As you may already know, I have built the Pi cluster to be a sandbox in which I can tinker with various technology stacks, to experiment, to tweak configs, to try out new ideas quickly and easily. My goal is to play with the currently fashionable stacks like Docker, Hadoop, ELK, you name it.
Everyone who has tried setting up a server stack knows that it is not an easy job: it may take days or weeks and hundreds of little steps just to get a stack running. Installation is an essential part of the fun especially for hobby projects, but it also makes you more and more cautious as your system's complexity grows, ultimately limiting the speed of innovation. What if you mess up a configuration and you need to restore the system to an earlier state? What would happen if you would need to start over from scratch? Will you still remember all the steps you need to execute to install the stack in 6 months? If you just add customization to a stack without any documentation, you will fear reinstalling it in just a few weeks. Even if you write a very detailed setup documentation, repeating each step by hand, in a 4-node cluster is tedious and error prone to say at least. Over time, you end up with snowflake-servers: unique and irreproducible machines with configs you do not dare to touch.
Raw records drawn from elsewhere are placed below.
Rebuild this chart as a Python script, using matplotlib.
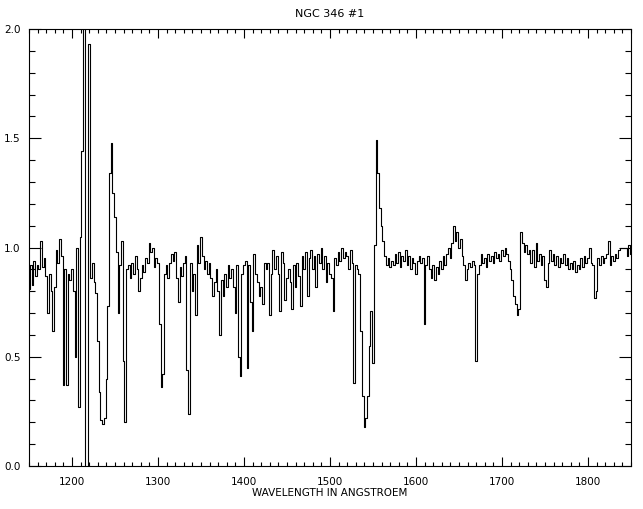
import numpy as np
import matplotlib
matplotlib.use('Agg')
import matplotlib.pyplot as plt
from matplotlib.ticker import MultipleLocator, FormatStrFormatter


# normalised flux, sampled every 2 A from 1150 to 1850 A
flux = [
    0.81, 0.92, 0.83, 0.94, 0.87, 0.92, 0.90, 1.03, 0.91, 0.95,
    0.87, 0.70, 0.88, 0.80, 0.62, 0.82, 0.99, 0.93, 1.04, 0.96,
    0.37, 0.90, 0.37, 0.88, 0.85, 0.90, 0.80, 0.50, 1.00, 0.27,
    1.05, 1.44, 5.00, -0.50, -0.50, 1.93, 0.86, 0.93, 0.84, 0.79,
    0.57, 0.34, 0.21, 0.19, 0.22, 0.40, 0.73, 1.34, 1.48, 1.25,
    1.14, 0.98, 0.70, 0.92, 1.03, 0.48, 0.20, 0.90, 0.92, 0.86,
    0.93, 0.88, 0.96, 0.90, 0.80, 0.86, 0.92, 0.89, 0.95, 0.93,
    1.02, 0.98, 1.00, 0.91, 0.95, 0.93, 0.65, 0.36, 0.42, 0.88,
    0.92, 0.86, 0.93, 0.97, 0.94, 0.98, 0.86, 0.75, 0.91, 0.87,
    0.93, 0.96, 0.44, 0.24, 0.93, 0.80, 0.88, 0.69, 1.01, 0.93,
    1.05, 0.96, 0.90, 0.94, 0.88, 0.93, 0.86, 0.78, 0.84, 0.90,
    0.80, 0.60, 0.85, 0.78, 0.88, 0.82, 0.92, 0.86, 0.90, 0.82,
    0.70, 0.92, 0.50, 0.41, 0.88, 0.92, 0.94, 0.45, 0.92, 0.75,
    0.62, 0.97, 0.88, 0.84, 0.78, 0.82, 0.74, 0.93, 0.90, 0.93,
    0.69, 0.88, 0.99, 0.90, 0.96, 0.88, 0.71, 0.98, 0.93, 0.76,
    0.86, 0.90, 0.84, 0.72, 0.92, 0.82, 0.93, 0.87, 0.73, 0.96,
    0.90, 0.98, 0.78, 0.95, 0.99, 0.90, 0.96, 0.82, 0.97, 0.93,
    1.00, 0.90, 0.96, 0.84, 0.93, 0.88, 0.86, 0.71, 0.95, 0.92,
    0.98, 0.94, 1.00, 0.95, 0.98, 0.96, 0.90, 0.99, 0.93, 0.38,
    0.92, 0.90, 0.88, 0.62, 0.32, 0.18, 0.22, 0.32, 0.55, 0.71,
    0.47, 1.01, 1.49, 1.34, 1.18, 1.10, 1.03, 0.96, 0.92, 0.95,
    0.91, 0.94, 0.92, 0.97, 0.93, 0.98, 0.91, 0.96, 0.94, 0.99,
    0.92, 0.96, 0.90, 0.95, 0.93, 0.88, 0.94, 0.96, 0.93, 0.95,
    0.65, 0.92, 0.96, 0.90, 0.86, 0.92, 0.85, 0.91, 0.88, 0.94,
    0.90, 0.96, 0.92, 0.97, 1.00, 0.95, 1.02, 1.10, 1.03, 1.07,
    1.00, 1.04, 0.96, 0.92, 0.85, 0.90, 0.93, 0.91, 0.94, 0.92,
    0.48, 0.88, 0.92, 0.97, 0.93, 0.95, 0.91, 0.97, 0.94, 0.96,
    0.93, 0.98, 0.95, 0.97, 0.94, 0.99, 0.96, 1.00, 0.97, 0.94,
    0.90, 0.85, 0.78, 0.74, 0.69, 0.72, 1.07, 1.02, 0.98, 1.01,
    0.97, 0.99, 0.93, 0.99, 0.91, 1.02, 0.94, 0.97, 0.92, 0.96,
    0.85, 0.82, 0.93, 0.99, 0.94, 0.97, 0.92, 0.96, 0.91, 0.95,
    0.93, 0.97, 0.92, 0.95, 0.90, 0.93, 0.90, 0.94, 0.89, 0.92,
    0.90, 0.95, 0.91, 0.96, 0.93, 0.95, 1.00, 0.93, 0.92, 0.77,
    0.80, 0.95, 0.92, 0.96, 0.93, 0.95, 0.97, 1.03, 0.92, 0.96,
    0.94, 0.97, 0.95, 0.99, 1.00, 1.00, 1.00, 1.00, 0.96, 1.01,
    0.97,
]
wave_min, wave_max = 1150, 1850
wavelength = np.linspace(wave_min, wave_max, len(flux))

title = 'NGC 346 #1'
xlabel = 'WAVELENGTH IN ANGSTROEM'

fig = plt.figure(figsize=(6.43, 5.09), dpi=100)
ax = fig.add_axes([29 / 643, 43 / 509, 602 / 643, 437 / 509])

# IDL-style histogram plot of the spectrum
ax.plot(wavelength, flux, color='black', lw=0.8, drawstyle='steps-mid')

ax.set_xlim(wave_min, wave_max)
ax.set_ylim(0, 2.0)
ax.xaxis.set_major_locator(MultipleLocator(100))
ax.xaxis.set_minor_locator(MultipleLocator(10))
ax.yaxis.set_major_locator(MultipleLocator(0.5))
ax.yaxis.set_minor_locator(MultipleLocator(0.1))
ax.yaxis.set_major_formatter(FormatStrFormatter('%.1f'))

ax.tick_params(axis='both', which='both', direction='in', top=True, right=True,
               colors='black', width=0.8, labelsize=7.5)
ax.tick_params(axis='x', which='major', length=6.3, pad=8)
ax.tick_params(axis='x', which='minor', length=3.1)
ax.tick_params(axis='y', which='major', length=8.6, pad=6)
ax.tick_params(axis='y', which='minor', length=4.3)
for s in ax.spines.values():
    s.set_linewidth(0.8)

ax.set_title(title, fontsize=8, pad=9)
ax.set_xlabel(xlabel, fontsize=7.5, labelpad=1)

fig.savefig('out.png', dpi=100)
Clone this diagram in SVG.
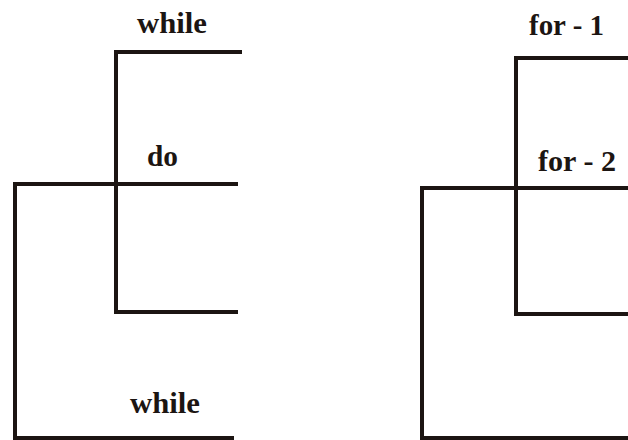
<svg xmlns="http://www.w3.org/2000/svg" width="628" height="440" viewBox="0 0 628 440">
<style>
.ln{fill:none;stroke:#1c1512;stroke-width:4;stroke-linejoin:miter;stroke-linecap:butt}
.t{font-family:"Liberation Serif","Times New Roman",serif;font-weight:bold;font-size:29px;fill:#1c1512}
</style>
<rect width="628" height="440" fill="#ffffff"/>
<g id="connectors">
<path class="ln" d="M242,52 H116 V312 H238"/>
<path class="ln" d="M238,184 H15 V438 H234"/>
<path class="ln" d="M628,58 H516 V314 H628"/>
<path class="ln" d="M628,188 H422 V440"/>
<path class="ln" d="M422,438 H628"/>
</g>
<g id="while-top"><text class="t" x="137" y="33" textLength="70" lengthAdjust="spacingAndGlyphs">while</text></g>
<g id="do"><text class="t" x="147" y="166" textLength="31" lengthAdjust="spacingAndGlyphs">do</text></g>
<g id="while-bottom"><text class="t" x="130" y="413" textLength="70" lengthAdjust="spacingAndGlyphs">while</text></g>
<g id="for-1"><text class="t" x="529" y="35" textLength="75" lengthAdjust="spacingAndGlyphs">for - 1</text></g>
<g id="for-2"><text class="t" x="538" y="171" textLength="78" lengthAdjust="spacingAndGlyphs">for - 2</text></g>
</svg>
To overcome the obstacle of configuration management, I decided to use "Infrastructure as Code" principles to set up the cluster. The basic idea is to formalize the state of the infrastructure in a markup language (ruby, yaml, etc.) and use a provisioning / configuration management software to realize the setup on cloud or on-premise hardware. This code is usually declarative, describing properties of the desired system and the configuration management software will execute operating system commands to build a system. A configuration like this is usually written to be idempotent: it can be run multiple times without the fear of corrupting the system. The source code is written using software engineering best practices: it is stored in version control system, it is reviewed and tested much like the source code of any other regular software product. With this approach the system configuration is well documented and it can be executed by a machine which leads to quicker setup times and less errors. Provisioning systems becomes very inexpensive. In early 2010, with cloud computing, "Infrastructure as Code" became popular among early adopters and it appeared in the ThoughtWorks technology radar in 2011 as a philosophy mature enough to be adopted in projects. Since then the provisioning tools has matured even further and have became more enterprise grade. The most commonly used configuration management software as of today are: Puppet, Chef and Ansible.
I have chosen Ansible from the above list as it seemed to have a very low bar of entry. It is an agentless solution, meaning you install the Ansible application on your "Control Machine" and no additional software is needed to be installed on the nodes which are being provisioned, just standard SSH access. The control machine has access to the provisioning scripts called "playbooks" and it uses SSH to execute the playbooks on remote nodes. The playbooks are written in yaml, and can be extended with new modules in any programming language. The built-in modules have been more than adequate to serve my provisioning needs so far, and I was able to quickly script my playbooks in yaml using the Emacs yaml-mode plugin. I found the following resources to be very good introductions to the topic:
- Videos
- Books
To illustrate the power of the technology, with the help of my custom Ansible playbooks I can provision the 4-node cluster in less than 2 hours from scratch. It takes about 30 minutes to flash the memory cards, perform basic network setup and install Ansible on the controller node, then the scripts take control and install basic tooling, NFS, collectd/Graphite-based telemetry, docker and noip/SSH-based remote access in 70 minutes without user interaction. The Raspberry Pi's slow SD card I/O is the main bottleneck in the process. On real world systems with modern SSD-s the provisioning would take much less time.